Hacker News new | ask | show | jobs
by gruez 2172 days ago
What happens after 99 years? Are they expected/obligated to renew for a reasonable fee? What's preventing them from refusing to renew the leases after 99 years, and keeping the property (and whatever improvements on top) for themselves? It might not be an issue for the first or second generation of owners, but you'd expect the uncertainly to hurt the resale value of the property as the 99 years approaches.
3 comments

you'd be surprised how common this agreement is. A lot of the skyscrapers in manhattan are/were built with this arrangement, where one party owns the land, and leases it to the developer who owns builds and maintains the building. Very interesting issues came up in some condos where the owners decided to spike the ground rent when the term was up. Also, as I understand it, pretty much all of the land in China is managed like this, as well as Singapore.

If you think about it, there isn't much of a difference between a 99 year lease and a 1-3% property tax.

Ground rents are fairly common

https://en.m.wikipedia.org/wiki/Ground_rent

Yes it can hurt resale prospects, the longer into the lease you get. At the same time it can also lower upfront acquisition costs. Something to know when you get into it.
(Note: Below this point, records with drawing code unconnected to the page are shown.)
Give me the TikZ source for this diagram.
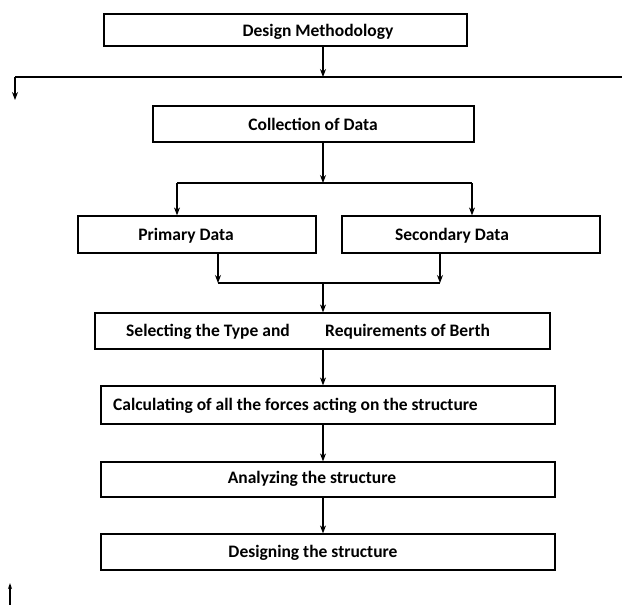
\documentclass[tikz,border=0pt]{standalone}
\usepackage{fontspec}
\setmainfont{Carlito}
\usetikzlibrary{arrows.meta}
\begin{document}
\begin{tikzpicture}[x=1pt,y=-1pt,
  box/.style={draw,line width=1.2pt,inner sep=0pt},
  lbl/.style={font=\bfseries\fontsize{17.5}{19}\selectfont,inner sep=0pt,anchor=base},
  arr/.style={line width=1.1pt,-{Stealth[length=8pt,width=6pt]}},
  ln/.style={line width=1.1pt}]
\useasboundingbox (0,0) rectangle (622,605);
% boxes
\node[box,minimum width=363pt,minimum height=32pt] (b1) at (285.5,30) {};
\node[box,minimum width=321pt,minimum height=36pt] (b2) at (313.5,124) {};
\node[box,minimum width=238pt,minimum height=37pt] (b3) at (197,234.5) {};
\node[box,minimum width=258pt,minimum height=37pt] (b4) at (471,234.5) {};
\node[box,minimum width=455pt,minimum height=36pt] (b5) at (322.5,331) {};
\node[box,minimum width=454pt,minimum height=38pt] (b6) at (328,405) {};
\node[box,minimum width=454pt,minimum height=35pt] (b7) at (328,479.5) {};
\node[box,minimum width=454pt,minimum height=36pt] (b8) at (328,552) {};
% labels
\node[lbl] (t1) at (318,36.5) {Design Methodology};
\node[lbl] (t2) at (313,130.5) {Collection of Data};
\node[lbl] (t3) at (186,240.5) {Primary Data};
\node[lbl] (t4) at (452,240.5) {Secondary Data};
\node[lbl,anchor=base west] (t5) at (126,336.5) {Selecting the Type and};
\node[lbl,anchor=base west] (t5b) at (325,336.5) {Requirements of Berth};
\node[lbl,anchor=base west] (t6) at (113,410.5) {Calculating of all the forces acting on the structure};
\node[lbl] (t7) at (312,483.5) {Analyzing the structure};
\node[lbl] (t8) at (313,557.5) {Designing the structure};
% connectors
\coordinate (j1) at (323,77);
\coordinate (jl) at (15,77);
\coordinate (jr) at (622,77);
\coordinate (d1) at (15,100);
\draw[arr] (b1.south -| j1) -- (j1);
\draw[ln] (jl) -- (jr);
\draw[arr] (jl) -- (d1);
\coordinate (j2) at (323,183);
\coordinate (j2l) at (177,183);
\coordinate (j2r) at (472,183);
\draw[arr] (b2.south -| j2) -- (j2);
\draw[ln] (j2l) -- (j2r);
\draw[arr] (j2l) -- (b3.north -| j2l);
\draw[arr] (j2r) -- (b4.north -| j2r);
\coordinate (j3l) at (218,283);
\coordinate (j3r) at (440,283);
\coordinate (j3) at (323,283);
\draw[arr] (b3.south -| j3l) -- (j3l);
\draw[arr] (b4.south -| j3r) -- (j3r);
\draw[ln] (j3l) -- (j3r);
\draw[arr] (j3) -- (b5.north -| j3);
\draw[arr] (b5.south -| j3) -- (b6.north -| j3);
\draw[arr] (b6.south -| j3) -- (b7.north -| j3);
\draw[arr] (b7.south -| j3) -- (b8.north -| j3);
% stray mark bottom-left
\coordinate (m1) at (10,605);
\coordinate (m2) at (10,583);
\draw[line width=1.1pt,-{Stealth[length=6pt,width=4pt]}] (m1) -- (m2);
\end{tikzpicture}
\end{document}
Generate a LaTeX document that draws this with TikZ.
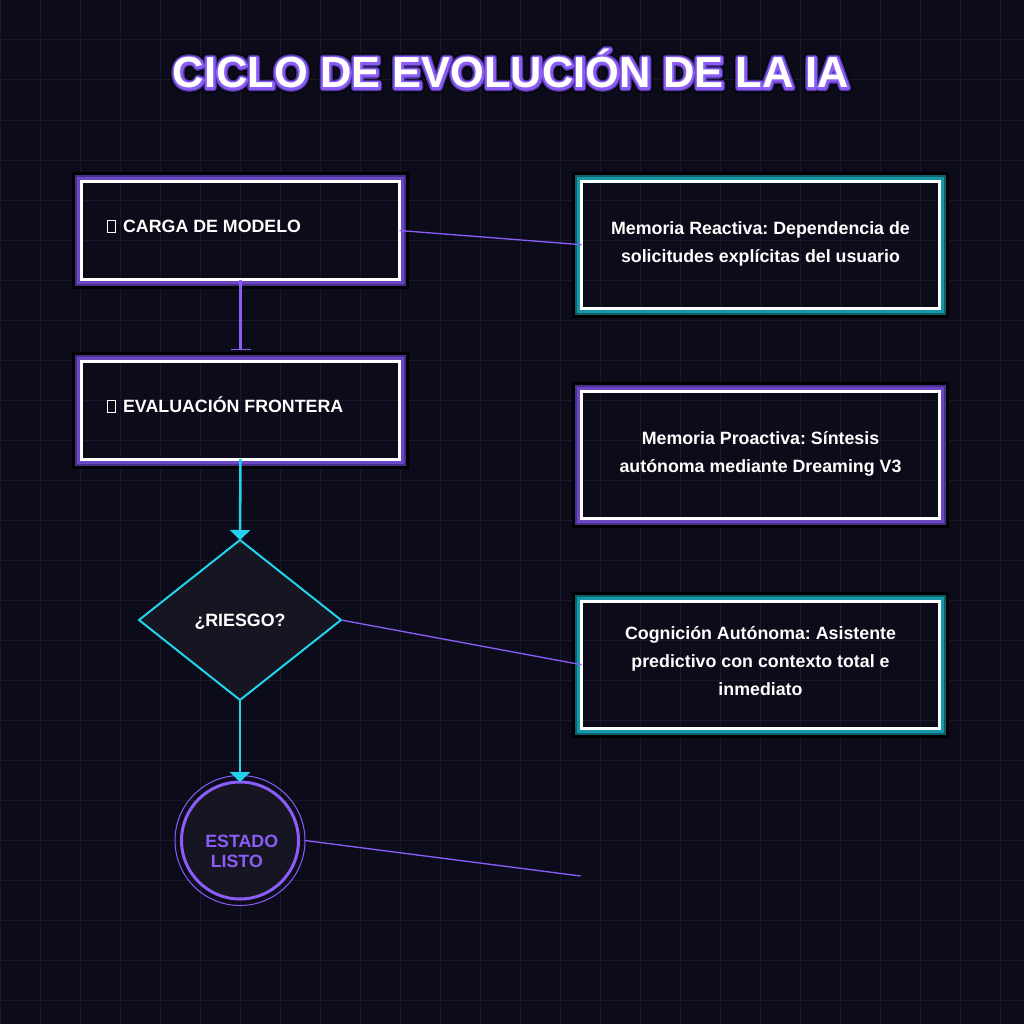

Reminds me of a certain piece of land that Britain has a 99 year lease on. Hard for them to end well without a contractual option to extend under reasonable conditions.
> Britain has a 99 year lease on

If you're referring to the New Territories portion of Hong Kong, that lease was from 1898 to 1997. That lease expired almost 25 years ago.

Also worth noting that basic property in Hong Kong still works the same way; there isn't really non-government owned land and all of it is leased. https://www.legco.gov.hk/research-publications/english/essen...
Except for the church behind my office [0], which is the only freehold in HK.